- Born: February 17, 1834 Burlington County, New Jersey, U.S.
- Died: December 24, 1885 (aged 51) Philadelphia, Pennsylvania, U.S.
- Place of burial: Harleigh Cemetery, Camden, New Jersey
- Allegiance: United States of America Union
- Branch: Union Army
- Rank: Colonel Brevet Brigadier General
- Conflicts: American Civil War Second Battle of Bull Run (WIA); Battle of Chancellorsville (WIA); Battle of Gettysburg; ;

= George C. Burling =

Union Army general (1834–1885)

George Childs Burling (February 17, 1834 - December 24, 1885) was a United States Union Army officer during the American Civil War, serving mostly as colonel and commander of the 6th New Jersey Volunteer Infantry. Burling was born in Burlington County, New Jersey, raised on his father's farm, and educated at a private school in Norristown, Pennsylvania.

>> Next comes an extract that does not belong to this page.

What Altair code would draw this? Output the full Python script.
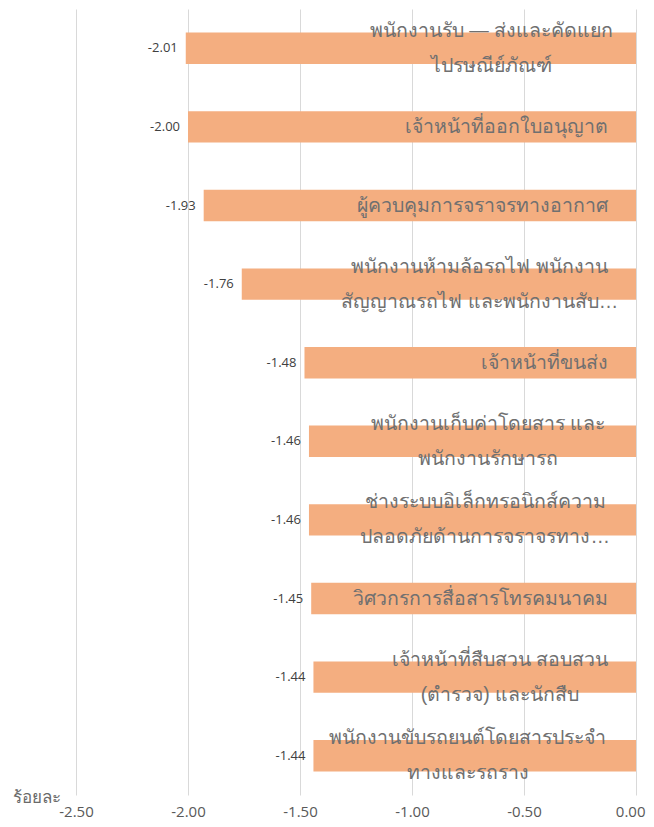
import altair as alt
import pandas as pd

# ---- data ----
line1 = [
    "พนักงานรับ — ส่งและคัดแยก",
    "เจ้าหน้าที่ออกใบอนุญาต",
    "ผู้ควบคุมการจราจรทางอากาศ",
    "พนักงานห้ามล้อรถไฟ  พนักงาน",
    "เจ้าหน้าที่ขนส่ง",
    "พนักงานเก็บค่าโดยสาร และ",
    "ช่างระบบอิเล็กทรอนิกส์ความ",
    "วิศวกรการสื่อสารโทรคมนาคม",
    "เจ้าหน้าที่สืบสวน สอบสวน",
    "พนักงานขับรถยนต์โดยสารประจำ",
]
line2 = [
    "ไปรษณีย์ภัณฑ์",
    "",
    "",
    "สัญญาณรถไฟ และพนักงานสับ…",
    "",
    "พนักงานรักษารถ",
    "ปลอดภัยด้านการจราจรทาง…",
    "",
    "(ตำรวจ) และนักสืบ",
    "ทางและรถราง",
]
values = [-2.01, -2.00, -1.93, -1.76, -1.48, -1.46, -1.46, -1.45, -1.44, -1.44]
x_ticks = [-2.5, -2.0, -1.5, -1.0, -0.5, 0.0]
axis_title = "ร้อยละ"

# ---- layout constants ----
W, H = 560, 786
LABEL_FONT = 19.5
LABEL_GAP = 28
LINE_H = 35
PX_PER_UNIT = W / 2.5
COMBINING = set("\u0e31\u0e34\u0e35\u0e36\u0e37\u0e38\u0e39\u0e3a\u0e47\u0e48\u0e49\u0e4a\u0e4b\u0e4c\u0e4d\u0e4e")


def est_width(s):
    w = 0.0
    for ch in s:
        if ch in COMBINING:
            continue
        if ch == " ":
            w += 0.28
        elif "\u0e00" <= ch <= "\u0e7f":
            w += 0.60
        else:
            w += 0.6
    return w * LABEL_FONT


rows = []
for i, (a, b, v) in enumerate(zip(line1, line2, values)):
    label = a + ("\n" + b if b else "")
    cx = -(LABEL_GAP + est_width(a) / 2) / PX_PER_UNIT
    rows.append({
        "key": i, "label": label, "two": bool(b), "value": v,
        "vtext": f"{v:.2f}", "cx": cx, "zero": 0.0,
    })
df = pd.DataFrame(rows)

xscale = alt.Scale(domain=[-2.5, 0], nice=False, zero=False)
yscale = alt.Scale(paddingInner=0.6, paddingOuter=0.3)
yenc = alt.Y("key:O", sort=None, axis=None, scale=yscale)

base = alt.Chart(df)

bars = base.mark_bar(color="#F4AE80").encode(
    x=alt.X(
        "value:Q",
        scale=xscale,
        axis=alt.Axis(
            values=x_ticks,
            labelExpr="replace(format(datum.value, '.2f'), '\u2212', '-')",
            grid=True,
            gridColor="#D9D9D9",
            domain=False,
            ticks=False,
            labelFontSize=15,
            labelFont="Open Sans",
            labelColor="#595959",
            labelBaseline="alphabetic",
            labelPadding=21,
            labelFlush=False,
            labelAlign=alt.expr("datum.value == 0 ? 'right' : 'center'"),
            labelOffset=alt.expr("datum.value == 0 ? 9 : 0"),
            title=axis_title,
            titleFontSize=17,
            titleFontWeight="normal",
            titleColor="#6A6A6A",
            titleAnchor="start",
            titleAlign="left",
            titleBaseline="middle",
            titleX=-64,
            titleY=2,
        ),
    ),
    x2=alt.X2("zero:Q"),
    y=yenc,
)

vals = base.mark_text(
    align="right", baseline="middle", dx=-8, fontSize=13, font="Open Sans", color="#404040"
).encode(
    x=alt.X("value:Q", scale=xscale),
    y=yenc,
    text="vtext:N",
)

single = base.transform_filter("!datum.two").mark_text(
    align="right", baseline="middle", dx=-LABEL_GAP, fontSize=LABEL_FONT, color="#707070"
).encode(
    x=alt.X("zero:Q", scale=xscale),
    y=yenc,
    text="label:N",
)

double = base.transform_filter("datum.two").mark_text(
    align="center", baseline="middle", lineBreak="\n", lineHeight=LINE_H,
    dy=-LINE_H / 2, fontSize=LABEL_FONT, color="#707070"
).encode(
    x=alt.X("cx:Q", scale=xscale),
    y=yenc,
    text="label:N",
)

chart = (
    alt.layer(bars, vals, single, double)
    .properties(
        width=W,
        height=H,
        autosize=alt.AutoSizeParams(type="none"),
        padding={"left": 68, "top": 1, "right": 10, "bottom": 24},
    )
    .configure_view(stroke=None)
)

chart.save("out.html", embed_options={"renderer": "svg", "actions": False})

He was a coal merchant and a militia officer before the war. Burling's militia company was mustered into the volunteer service for a three-month term in July 1861, but it became Company F of the 6th New Jersey with a three-year enlistment on September 9, 1861. Burling became the regiment's major on March 19, 1862, and lieutenant colonel on May 7 of that year. Burling was wounded at the Second Battle of Bull Run in August 1862.

When Colonel Gershom Mott, commander of the 6th New Jersey, became a general, Burling was promoted to colonel. Burling commanded the regiment at the Battle of Chancellorsville, where he was wounded. His most notable service was as commander of his brigade (once known as the "Second New Jersey Brigade" of III Corps (ACW) but reorganized to include troops from other states) at the July 1863 Battle of Gettysburg. His brigade was in reserve at the beginning of the second day's fighting on the left flank of the Army of the Potomac, but regiments were moved about separately as higher commanders saw fit. One regiment, 6th New Jersey, fought near Devil's Den. The 8th New Jersey and 115th Pennsylvania fought in the Wheatfield. The 7th New Jersey and 2nd New Hampshire supported artillery deployed at the Peach Orchard. 5th New Jersey was on the Emmitsburg Road. The brigade entered the battle with an estimated 1,396 troops and lost, according to Burling, 513 officers and men.

Burling resigned on March 4, 1864, because of ill health. On December 18, 1867, President Andrew Johnson nominated Burling for appointment to the grade of brevet brigadier general of volunteers, to rank from March 13, 1865, for "gallant and meritorious services in the Battle of Gettysburg, Pa," and the United States Senate confirmed the appointment on February 14, 1868.

Burling married in October 1862. After the war, he and his wife lived on a farm outside Philadelphia. Burling was employed for a time by the Pennsylvania Railroad and died at his home in Philadelphia of pulmonary cancer two decades after the war ended. He was interred at Mount Vernon Cemetery in Philadelphia on December 28, 1885, and later reinterred in Harleigh Cemetery, Camden, New Jersey, in the Trinity Section, Lot 118. He is one of three Civil War Union Brevet Generals interred in the cemetery, along with Colonel William Joyce Sewell of the 5th New Jersey Volunteer Infantry and Colonel Timothy C. Moore of the 34th New Jersey Volunteer Infantry.